Dati: pubblicati vs pubblici

Prof. Paolo Mariani

Dipartimento di Economia, Metodi Quantitativi e Strategie di Impresa

Università degli Studi di Milano Bicocca

L’aumentata disponibilità di contenuti sul WEB ha condotto ad una maggiore consapevolezza sulla possibilità di trarre informazioni dalle tracce digitali, lasciate volontariamente o meno dagli utenti, che vanno a comporre un insieme gigantesco e in continuo accrescimento, istante per istante e in ogni luogo del mondo, su innumerevoli tematiche.

Il diffuso utilizzo dei social offre fotografie, filmati, testi, audio e log che consentono ad esempio di definire un indicatore di sentiment attraverso i messaggi in Twitter, individuare i concetti chiave di una comunicazione tra azienda e cliente nel tempo attraverso Facebook, rappresentare sinteticamente le connessioni tra utenti.

Ma possiamo utilizzare liberamente questi contenuti? Pur essendo le applicazioni su questi dati diffuse e utilizzate, sono legittime? In altri termini i dati pubblicati sono dati pubblici?

Se per dato pubblicato si intende reso pubblico, fatto conoscere pubblicamente, divulgato, in altri termini potenzialmente noto a tutti, e per dato pubblico si intende che è accessibile e aperto a tutti, che tutti possono utilizzare, che non è di proprietà privata né riservato a determinate persone o gruppi, allora definire un indicatore, individuare concetti o effettuare sintesi potrebbero rappresentare attività da approcciare con attenzione.

Ad esempio l’avere pubblicato una foto sul nostro sito personale o sulla nostra pagina Facebook autorizza a considerarla pubblica? In altri termini, acconsentiamo di fatto a cedere la stessa a chicchessia, per trattarla a fini personali oppure commerciali? Un nostro testo inserito in Twitter lo rende automaticamente disponibile per chiunque voglia utilizzarlo?
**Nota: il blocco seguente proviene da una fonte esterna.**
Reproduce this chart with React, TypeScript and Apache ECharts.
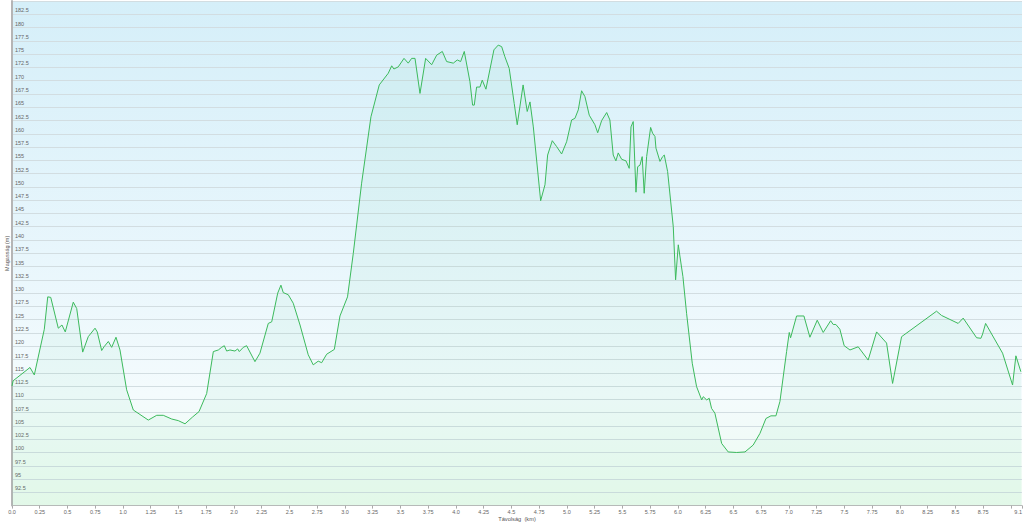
import React, { useEffect, useRef } from "react";
import * as echarts from "echarts";

const distanceKm = [
  0, 0.01, 0.162, 0.201, 0.291, 0.322, 0.349, 0.417, 0.45, 0.48, 0.552, 0.583, 0.637, 0.687, 0.748,
  0.768, 0.808, 0.829, 0.868, 0.898, 0.937, 0.973, 1.033, 1.093, 1.228, 1.304, 1.363, 1.439, 1.498,
  1.559, 1.628, 1.685, 1.754, 1.814, 1.859, 1.889, 1.913, 1.934, 1.964, 2.009, 2.033, 2.048, 2.084,
  2.114, 2.189, 2.234, 2.309, 2.34, 2.394, 2.423, 2.444, 2.489, 2.534, 2.595, 2.669, 2.714, 2.759,
  2.79, 2.835, 2.904, 2.955, 3.023, 3.075, 3.15, 3.234, 3.309, 3.39, 3.421, 3.441, 3.48, 3.532, 3.57,
  3.601, 3.631, 3.676, 3.727, 3.781, 3.826, 3.877, 3.916, 3.976, 4.012, 4.042, 4.075, 4.126, 4.15,
  4.165, 4.186, 4.216, 4.237, 4.27, 4.342, 4.381, 4.412, 4.441, 4.48, 4.525, 4.552, 4.605, 4.642,
  4.667, 4.697, 4.763, 4.802, 4.826, 4.868, 4.907, 4.952, 4.997, 5.042, 5.072, 5.102, 5.132, 5.162,
  5.201, 5.252, 5.277, 5.313, 5.358, 5.387, 5.417, 5.441, 5.462, 5.493, 5.532, 5.561, 5.577, 5.597,
  5.622, 5.637, 5.658, 5.678, 5.696, 5.718, 5.754, 5.772, 5.793, 5.802, 5.838, 5.862, 5.877, 5.907,
  5.958, 5.979, 6.003, 6.045, 6.078, 6.129, 6.168, 6.214, 6.228, 6.259, 6.282, 6.303, 6.333, 6.394,
  6.453, 6.529, 6.604, 6.678, 6.739, 6.793, 6.838, 6.883, 6.919, 6.979, 7.003, 7.015, 7.069, 7.135,
  7.189, 7.255, 7.309, 7.376, 7.399, 7.423, 7.459, 7.498, 7.55, 7.624, 7.714, 7.79, 7.88, 7.934,
  8.015, 8.33, 8.375, 8.525, 8.57, 8.691, 8.73, 8.745, 8.772, 8.925, 9.015, 9.045, 9.09,
];

const elevationM = [
  112.5, 113.5, 116.0, 114.6, 123.2, 129.3, 129.2, 123.4, 124.0, 122.7, 128.3, 127.1, 118.9, 121.8,
  123.4, 122.7, 119.2, 119.9, 120.9, 119.8, 121.7, 119.3, 111.8, 108.0, 106.1, 107.0, 107.0, 106.3,
  106.0, 105.4, 106.7, 107.7, 111.1, 119.0, 119.3, 119.8, 120.1, 119.1, 119.3, 119.1, 119.5, 119.0,
  119.8, 120.1, 117.1, 118.7, 124.3, 124.6, 130.0, 131.5, 130.1, 129.7, 128.1, 124.0, 118.4, 116.5,
  117.2, 116.9, 118.5, 119.4, 125.7, 129.3, 137.5, 150.7, 163.2, 169.2, 171.4, 172.8, 172.2, 172.6,
  174.2, 173.3, 174.2, 174.2, 167.6, 174.2, 173.0, 174.8, 175.5, 173.6, 173.3, 173.9, 173.6, 175.5,
  169.8, 165.4, 165.4, 168.8, 168.8, 170.1, 168.4, 175.8, 176.7, 176.4, 174.5, 172.3, 165.7, 161.7,
  169.2, 164.2, 166.0, 161.3, 147.4, 150.4, 156.0, 158.7, 157.6, 156.2, 158.5, 162.6, 162.9, 164.5,
  168.1, 167.0, 163.5, 161.7, 160.2, 162.5, 164.0, 162.6, 156.0, 154.9, 156.4, 155.2, 154.9, 153.5,
  161.3, 162.3, 149.0, 153.8, 154.1, 155.7, 148.8, 155.7, 161.2, 160.1, 159.5, 157.3, 154.8, 155.7,
  156.0, 152.9, 142.5, 132.5, 139.1, 133.1, 126.2, 116.8, 112.4, 109.9, 110.5, 109.9, 110.2, 108.3,
  107.4, 101.7, 100.1, 100.0, 100.1, 101.4, 103.6, 106.4, 106.9, 106.9, 109.6, 119.0, 122.6, 121.6,
  125.7, 125.7, 121.7, 124.9, 122.6, 124.8, 124.1, 124.1, 123.2, 120.1, 119.3, 119.9, 117.4, 122.7,
  120.6, 113.0, 121.8, 126.6, 125.8, 124.3, 125.3, 121.6, 121.5, 122.3, 124.3, 118.7, 112.7, 118.2,
  115.2,
];

const xAxisTitle = "Távolság  (km)";
const yAxisTitle = "Magasság (m)";

export default function App() {
  const ref = useRef<HTMLDivElement>(null);

  useEffect(() => {
    document.body.style.margin = "0";
    const chart = echarts.init(ref.current as HTMLDivElement, null, { renderer: "svg" });
    const data = distanceKm.map((d, i) => [d, elevationM[i]]);
    const labelFont = "Liberation Sans, Arial, sans-serif";
    chart.setOption({
      animation: false,
      backgroundColor: "#ffffff",
      grid: {
        left: 12,
        right: 2,
        top: 1,
        bottom: 19.4,
        containLabel: false,
        outerBoundsMode: "none",
        show: true,
        borderWidth: 0,
        backgroundColor: new echarts.graphic.LinearGradient(0, 0, 0, 1, [
          { offset: 0, color: "#d5eff9" },
          { offset: 0.5, color: "#e8f6fc" },
          { offset: 0.78, color: "#f4fbfd" },
          { offset: 1, color: "#ecfbef" },
        ]),
      },
      xAxis: {
        type: "value",
        min: 0,
        max: 9.1,
        interval: 0.25,
        name: xAxisTitle,
        nameLocation: "middle",
        nameGap: 10.5,
        nameMoveOverlap: false,
        nameTextStyle: { fontSize: 5.7, color: "#555", fontFamily: labelFont },
        axisLine: { show: true, lineStyle: { color: "#bbbbbb", width: 1 } },
        axisTick: { show: true, length: 3, lineStyle: { color: "#aaaaaa" } },
        splitLine: { show: false },
        axisLabel: {
          fontSize: 5.5,
          color: "#666",
          fontFamily: labelFont,
          margin: 3.5,
          showMaxLabel: true,
          alignMaxLabel: "right",
          formatter: (v: number) => {
            if (Math.abs(v - 9) < 1e-9) return "";
            return Number.isInteger(v) ? v.toFixed(1) : String(v);
          },
        },
      },
      yAxis: {
        type: "value",
        min: 90,
        max: 185,
        interval: 2.5,
        name: yAxisTitle,
        nameLocation: "middle",
        nameGap: 2.5,
        nameMoveOverlap: false,
        nameTextStyle: { fontSize: 5.5, color: "#555", fontFamily: labelFont },
        axisLine: { show: true, lineStyle: { color: "#b5b5b5", width: 2 } },
        axisTick: { show: false },
        splitLine: { show: true, lineStyle: { color: "#d2dde1", width: 1 } },
        axisLabel: {
          inside: true,
          verticalAlign: "bottom",
          padding: [0, 0, 1, 0],
          margin: 3,
          fontSize: 5.5,
          color: "#666",
          fontFamily: labelFont,
          showMinLabel: false,
          showMaxLabel: false,
        },
      },
      series: [
        {
          type: "line",
          data,
          symbol: "none",
          smooth: false,
          lineStyle: { color: "#3cba5c", width: 1 },
          itemStyle: { color: "#3cba5c" },
          areaStyle: { origin: "start", color: "rgba(60, 200, 120, 0.08)" },
        },
      ],
    });
    return () => chart.dispose();
  }, []);

  return <div ref={ref} style={{ width: 1024, height: 525 }} />;
}
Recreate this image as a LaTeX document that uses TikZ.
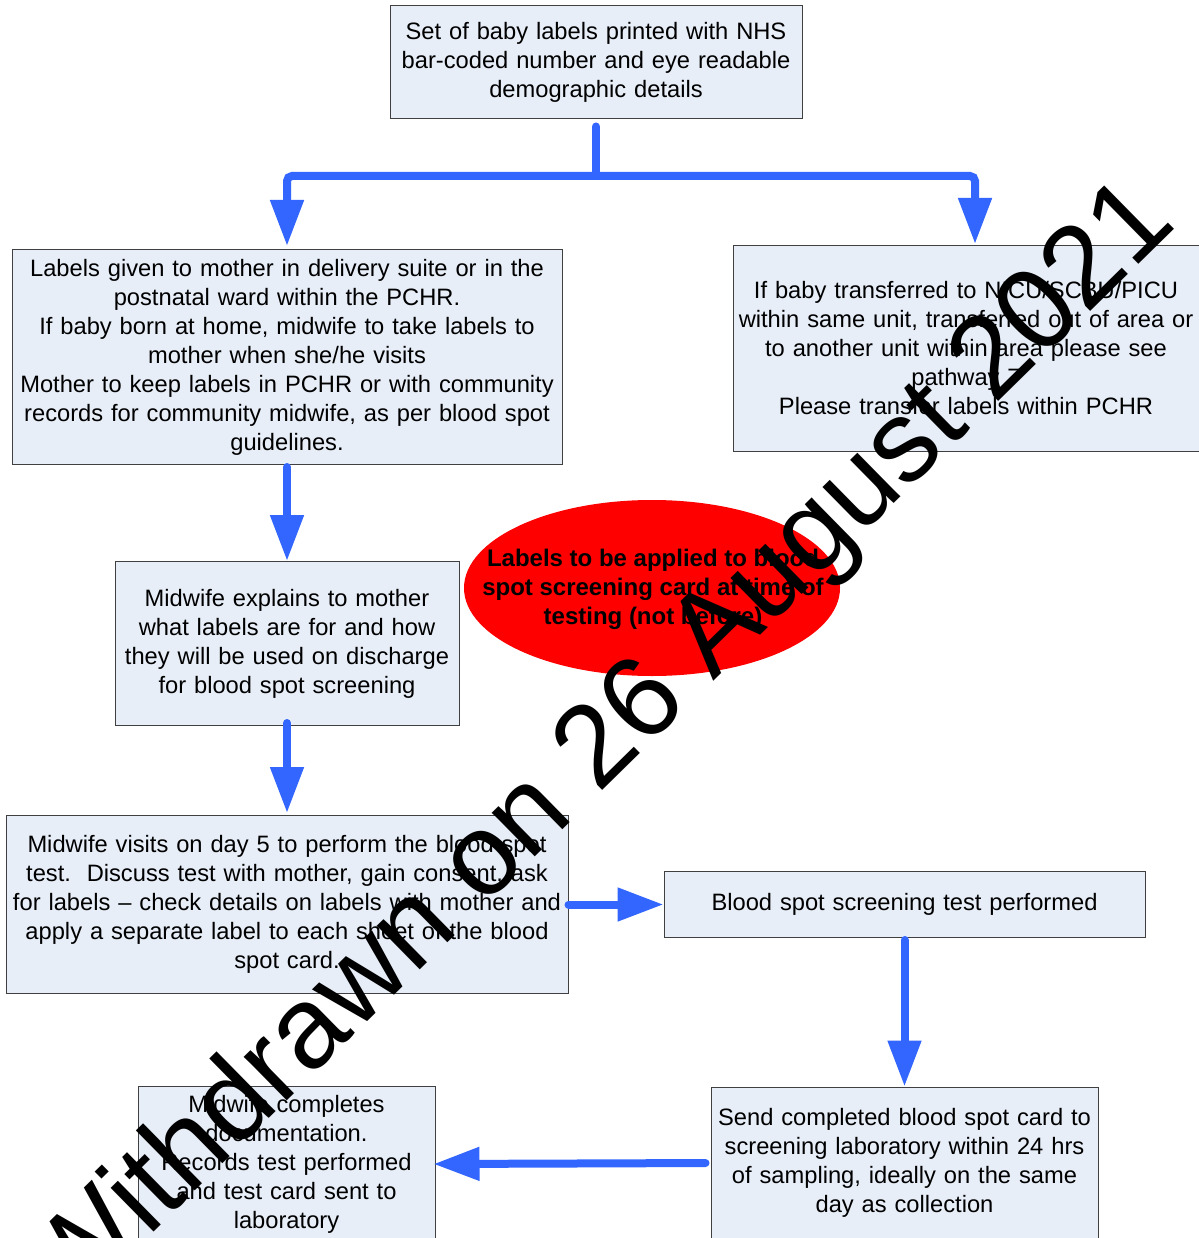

La risposta, spesso presente nelle aziende, riporta la possibilità di utilizzo legata alla garanzia di protezione della privacy, al fatto che di norma il trattamento di questi dati rende non identificabile l’autore ad esempio del Tweet. Ma in questo caso più che di riservatezza potrebbe trattarsi di proprietà.

Riconoscendo la proprietà dei dati l’utente potrebbe averne maggiore controllo. Ad esempio in ambito profilazione la stessa potrebbe vedere la definizione di modalità comportamentali sulla base della considerazione che gli utenti siano definiti dagli insiemi di tracce digitali che lasciano, quindi dati che in relazione alla finalità ed alla tecnica di analisi assumono specifici significati e rilevanza. Se la profilazione indica un primo utente come destinatario di un buono sconto per un prodotto ed un secondo utente invece no, quest’ultimo potrebbe risultare danneggiato dal comportamento classificatorio della azienda. Il primo di contro potrebbe voler contrattare il valore del buono sconto in relazione ai possibili guadagni che l’azienda potrebbe avere dal trattamento dei dati.

Il Legislatore ha intrapreso un percorso che porta a riconsiderare la proprietà delle tracce digitali ma occorre una riflessione sul ruolo della statistica in particolare per le modalità di trattamento del dato.